* **WRITTEN EXERCISE**
Only the lines from the start of the data through the line containing "1.055, 1.05]" should be written out, exactly as they are, with both ends included and the pictures left out.

------------------------------------------------------------------------

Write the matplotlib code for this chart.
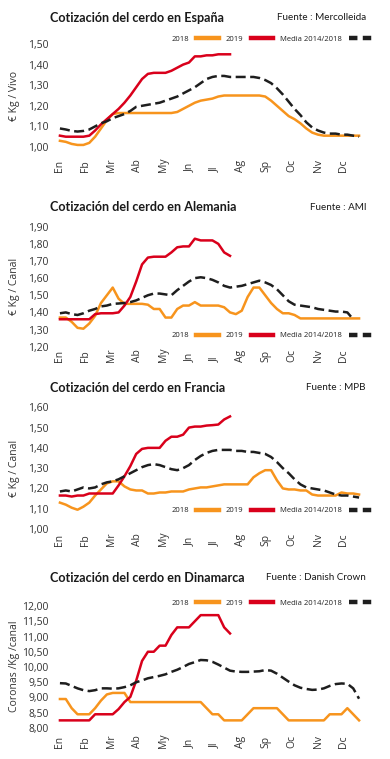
import numpy as np
import matplotlib.pyplot as plt
from matplotlib.lines import Line2D

# colours
c2018 = "#F7941D"
c2019 = "#D9001B"
cmedia = "#1E1E1E"
ctext = "#333333"

months = ["En", "Fb", "Mr", "Ab", "My", "Jn", "Jl", "Ag", "Sp", "Oc", "Nv", "Dc"]

# Espana (euro/kg vivo), weekly
es_2018 = [1.03, 1.025, 1.015, 1.01, 1.01, 1.02, 1.05, 1.09, 1.13, 1.16,
           1.165, 1.165, 1.165, 1.165, 1.165, 1.165, 1.165, 1.165, 1.165, 1.165,
           1.17, 1.185, 1.20, 1.215, 1.225, 1.23, 1.235, 1.245, 1.25, 1.25,
           1.25, 1.25, 1.25, 1.25, 1.25, 1.245, 1.225, 1.20, 1.175, 1.15,
           1.135, 1.115, 1.09, 1.07, 1.06, 1.055, 1.055, 1.055, 1.055, 1.055,
           1.055, 1.055]
es_2019 = [1.055, 1.05, 1.05, 1.05, 1.05, 1.055, 1.08, 1.11, 1.135, 1.16,
           1.185, 1.215, 1.25, 1.29, 1.33, 1.355, 1.36, 1.36, 1.36, 1.37,
           1.385, 1.40, 1.41, 1.44, 1.44, 1.445, 1.445, 1.45, 1.45, 1.45]
es_media = [1.09, 1.085, 1.078, 1.075, 1.078, 1.085, 1.10, 1.115, 1.125, 1.14,
            1.15, 1.16, 1.175, 1.195, 1.20, 1.205, 1.21, 1.215, 1.225, 1.235,
            1.245, 1.26, 1.275, 1.29, 1.31, 1.33, 1.34, 1.345, 1.345, 1.34,
            1.34, 1.34, 1.34, 1.34, 1.335, 1.325, 1.31, 1.285, 1.255, 1.22,
            1.185, 1.155, 1.12, 1.095, 1.08, 1.07, 1.065, 1.065, 1.06, 1.06,
            1.055, 1.05]

# Alemania (euro/kg canal)
de_2018 = [1.37, 1.37, 1.345, 1.31, 1.305, 1.335, 1.38, 1.455, 1.50, 1.545,
           1.48, 1.45, 1.45, 1.45, 1.45, 1.445, 1.42, 1.42, 1.37, 1.37,
           1.42, 1.44, 1.44, 1.46, 1.44, 1.44, 1.44, 1.44, 1.43, 1.40,
           1.39, 1.41, 1.49, 1.545, 1.545, 1.50, 1.455, 1.42, 1.395, 1.395,
           1.385, 1.365, 1.365, 1.365, 1.365, 1.365, 1.365, 1.365, 1.365, 1.365,
           1.365, 1.365]
de_2019 = [1.36, 1.36, 1.36, 1.36, 1.36, 1.36, 1.39, 1.395, 1.395, 1.395,
           1.40, 1.44, 1.49, 1.58, 1.68, 1.72, 1.725, 1.725, 1.725, 1.75,
           1.78, 1.785, 1.785, 1.83, 1.82, 1.82, 1.82, 1.80, 1.75, 1.73]
de_media = [1.395, 1.40, 1.39, 1.385, 1.395, 1.41, 1.42, 1.435, 1.44, 1.45,
            1.452, 1.455, 1.46, 1.47, 1.485, 1.50, 1.51, 1.51, 1.505, 1.50,
            1.53, 1.555, 1.58, 1.60, 1.605, 1.60, 1.59, 1.575, 1.555, 1.545,
            1.55, 1.555, 1.565, 1.575, 1.585, 1.575, 1.56, 1.535, 1.50, 1.465,
            1.445, 1.44, 1.435, 1.43, 1.42, 1.415, 1.41, 1.405, 1.405, 1.40,
            1.36]

# Francia (euro/kg canal)
fr_2018 = [1.13, 1.12, 1.105, 1.095, 1.11, 1.13, 1.165, 1.195, 1.225, 1.235,
           1.235, 1.21, 1.195, 1.19, 1.19, 1.175, 1.175, 1.18, 1.18, 1.185,
           1.185, 1.185, 1.195, 1.20, 1.205, 1.205, 1.21, 1.215, 1.22, 1.22,
           1.22, 1.22, 1.22, 1.255, 1.275, 1.29, 1.29, 1.24, 1.20, 1.195,
           1.195, 1.19, 1.19, 1.17, 1.165, 1.165, 1.165, 1.165, 1.18, 1.175,
           1.175, 1.17]
fr_2019 = [1.165, 1.165, 1.16, 1.165, 1.165, 1.175, 1.175, 1.175, 1.175, 1.175,
           1.215, 1.26, 1.31, 1.37, 1.395, 1.40, 1.40, 1.40, 1.435, 1.455,
           1.455, 1.465, 1.50, 1.505, 1.505, 1.51, 1.512, 1.515, 1.54, 1.555]
fr_media = [1.185, 1.19, 1.185, 1.195, 1.205, 1.20, 1.205, 1.22, 1.23, 1.235,
            1.245, 1.26, 1.275, 1.29, 1.305, 1.315, 1.32, 1.315, 1.305, 1.295,
            1.29, 1.30, 1.315, 1.34, 1.36, 1.375, 1.385, 1.39, 1.39, 1.39,
            1.385, 1.385, 1.38, 1.38, 1.375, 1.37, 1.355, 1.33, 1.30, 1.275,
            1.245, 1.22, 1.205, 1.20, 1.195, 1.19, 1.18, 1.17, 1.165, 1.165,
            1.16, 1.155]

# Dinamarca (coronas/kg canal)
dk_2018 = [8.95, 8.95, 8.65, 8.45, 8.45, 8.45, 8.65, 8.90, 9.10, 9.15,
           9.15, 9.15, 8.85, 8.85, 8.85, 8.85, 8.85, 8.85, 8.85, 8.85,
           8.85, 8.85, 8.85, 8.85, 8.85, 8.65, 8.45, 8.45, 8.25, 8.25,
           8.25, 8.25, 8.45, 8.65, 8.65, 8.65, 8.65, 8.65, 8.45, 8.25,
           8.25, 8.25, 8.25, 8.25, 8.25, 8.25, 8.45, 8.45, 8.45, 8.65,
           8.45, 8.25]
dk_2019 = [8.25, 8.25, 8.25, 8.25, 8.25, 8.25, 8.45, 8.45, 8.45, 8.45,
           8.62, 8.85, 9.02, 9.55, 10.20, 10.50, 10.50, 10.70, 10.70, 11.05,
           11.30, 11.30, 11.30, 11.50, 11.70, 11.70, 11.70, 11.70, 11.30, 11.10]
dk_media = [9.47, 9.46, 9.38, 9.30, 9.24, 9.21, 9.24, 9.30, 9.30, 9.29,
            9.30, 9.34, 9.40, 9.50, 9.56, 9.63, 9.67, 9.71, 9.76, 9.84,
            9.91, 10.00, 10.10, 10.16, 10.23, 10.22, 10.17, 10.08, 9.98, 9.88,
            9.85, 9.84, 9.84, 9.85, 9.86, 9.90, 9.88, 9.78, 9.65, 9.52,
            9.40, 9.32, 9.28, 9.25, 9.26, 9.30, 9.38, 9.44, 9.46, 9.45,
            9.30, 8.96]

W, H = 390, 759
fig = plt.figure(figsize=(W / 100, H / 100), dpi=100)
plt.rcParams['font.family'] = ['Open Sans', 'DejaVu Sans']
narrow = ['Lato', 'DejaVu Sans']

month_pos = np.arange(12) * 4.4


def fmt(v):
    return f"{v:.2f}".replace(".", ",")


def panel(title, fuente, ylabel, s2018, s2019, smedia, yticks,
          ylo_px, yhi_px, top, bottom, title_y, legend_y, xlab_pad):
    # axes in pixel units of the figure
    left, right = 57, 362
    ax = fig.add_axes([left / W, 1 - bottom / H, (right - left) / W, (bottom - top) / H])
    lo, hi = yticks[0], yticks[-1]
    scale = (hi - lo) / (ylo_px - yhi_px)
    ax.set_ylim(lo - (bottom - ylo_px) * scale, hi + (yhi_px - top) * scale)
    ax.set_xlim(-0.5, 51.5)

    ax.plot(np.arange(len(s2018)), s2018, color=c2018, lw=1.8, solid_joinstyle='round')
    ax.plot(np.arange(len(s2019)), s2019, color=c2019, lw=1.8, solid_joinstyle='round')
    ax.plot(np.arange(len(smedia)), smedia, color=cmedia, lw=1.8, dashes=(4.0, 1.8))

    for sp in ax.spines.values():
        sp.set_visible(False)
    ax.set_yticks(yticks)
    ax.set_yticklabels([fmt(v) for v in yticks])
    ax.tick_params(axis='y', length=0, pad=6, labelsize=7.5, labelcolor=ctext)
    ax.set_xticks(month_pos)
    ax.set_xticklabels(months, rotation=90)
    ax.tick_params(axis='x', length=0, pad=xlab_pad, labelsize=7.5, labelcolor=ctext)
    for lbl in ax.get_xticklabels():
        lbl.set_va('bottom')

    fig.text(50 / W, 1 - title_y / H, title, fontsize=9.1, fontweight='bold',
             family=narrow, color="#1a1a1a", ha='left', va='center')
    fig.text(366 / W, 1 - title_y / H, fuente, fontsize=7.1, family=narrow,
             color="#1a1a1a", ha='right', va='center')
    fig.text(15 / W, 1 - (top + bottom) / 2 / H, ylabel, fontsize=7.5, color=ctext,
             rotation=90, ha='center', va='center')

    handles = [Line2D([], [], color=c2018, lw=3.2),
               Line2D([], [], color=c2019, lw=3.2),
               Line2D([], [], color=cmedia, lw=3.2, dashes=(1.9, 1.2))]
    fig.legend(handles, ["2018", "2019", "Media 2014/2018"], ncol=3,
               markerfirst=False, frameon=False, fontsize=5.5,
               loc='center right', bbox_to_anchor=(372 / W, 1 - legend_y / H),
               handlelength=3.0, handletextpad=0.9, columnspacing=0.9,
               labelcolor="#222222", borderpad=0, borderaxespad=0)
    return ax


panel("Cotización del cerdo en España", "Fuente : Mercolleida", "€ Kg / Vivo",
      es_2018, es_2019, es_media, [1.0, 1.1, 1.2, 1.3, 1.4, 1.5],
      147, 44, 40, 151, 18, 39, 15)
panel("Cotización del cerdo en Alemania", "Fuente : AMI", "€ Kg / Canal",
      de_2018, de_2019, de_media, [1.2, 1.3, 1.4, 1.5, 1.6, 1.7, 1.8, 1.9],
      346.7, 226.7, 222, 350, 207, 335.5, 9)
panel("Cotización del cerdo en Francia", "Fuente : MPB", "€ Kg / Canal",
      fr_2018, fr_2019, fr_media, [1.0, 1.1, 1.2, 1.3, 1.4, 1.5, 1.6],
      529, 407.3, 403, 533, 388, 510.5, 9)
panel("Cotización del cerdo en Dinamarca", "Fuente : Danish Crown", "Coronas /Kg /canal",
      dk_2018, dk_2019, dk_media, [8.0, 8.5, 9.0, 9.5, 10.0, 10.5, 11.0, 11.5, 12.0],
      728, 606, 602, 731, 578, 603, 12)

fig.savefig("out.png", dpi=100)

------------------------------------------------------------------------

* **CORRECT RESULT**
Write the matplotlib code for this chart.
import numpy as np
import matplotlib.pyplot as plt
from matplotlib.lines import Line2D

# colours
c2018 = "#F7941D"
c2019 = "#D9001B"
cmedia = "#1E1E1E"
ctext = "#333333"

months = ["En", "Fb", "Mr", "Ab", "My", "Jn", "Jl", "Ag", "Sp", "Oc", "Nv", "Dc"]

# Espana (euro/kg vivo), weekly
es_2018 = [1.03, 1.025, 1.015, 1.01, 1.01, 1.02, 1.05, 1.09, 1.13, 1.16,
           1.165, 1.165, 1.165, 1.165, 1.165, 1.165, 1.165, 1.165, 1.165, 1.165,
           1.17, 1.185, 1.20, 1.215, 1.225, 1.23, 1.235, 1.245, 1.25, 1.25,
           1.25, 1.25, 1.25, 1.25, 1.25, 1.245, 1.225, 1.20, 1.175, 1.15,
           1.135, 1.115, 1.09, 1.07, 1.06, 1.055, 1.055, 1.055, 1.055, 1.055,
           1.055, 1.055]
es_2019 = [1.055, 1.05, 1.05, 1.05, 1.05, 1.055, 1.08, 1.11, 1.135, 1.16,
           1.185, 1.215, 1.25, 1.29, 1.33, 1.355, 1.36, 1.36, 1.36, 1.37,
           1.385, 1.40, 1.41, 1.44, 1.44, 1.445, 1.445, 1.45, 1.45, 1.45]
es_media = [1.09, 1.085, 1.078, 1.075, 1.078, 1.085, 1.10, 1.115, 1.125, 1.14,
            1.15, 1.16, 1.175, 1.195, 1.20, 1.205, 1.21, 1.215, 1.225, 1.235,
            1.245, 1.26, 1.275, 1.29, 1.31, 1.33, 1.34, 1.345, 1.345, 1.34,
            1.34, 1.34, 1.34, 1.34, 1.335, 1.325, 1.31, 1.285, 1.255, 1.22,
            1.185, 1.155, 1.12, 1.095, 1.08, 1.07, 1.065, 1.065, 1.06, 1.06,
            1.055, 1.05]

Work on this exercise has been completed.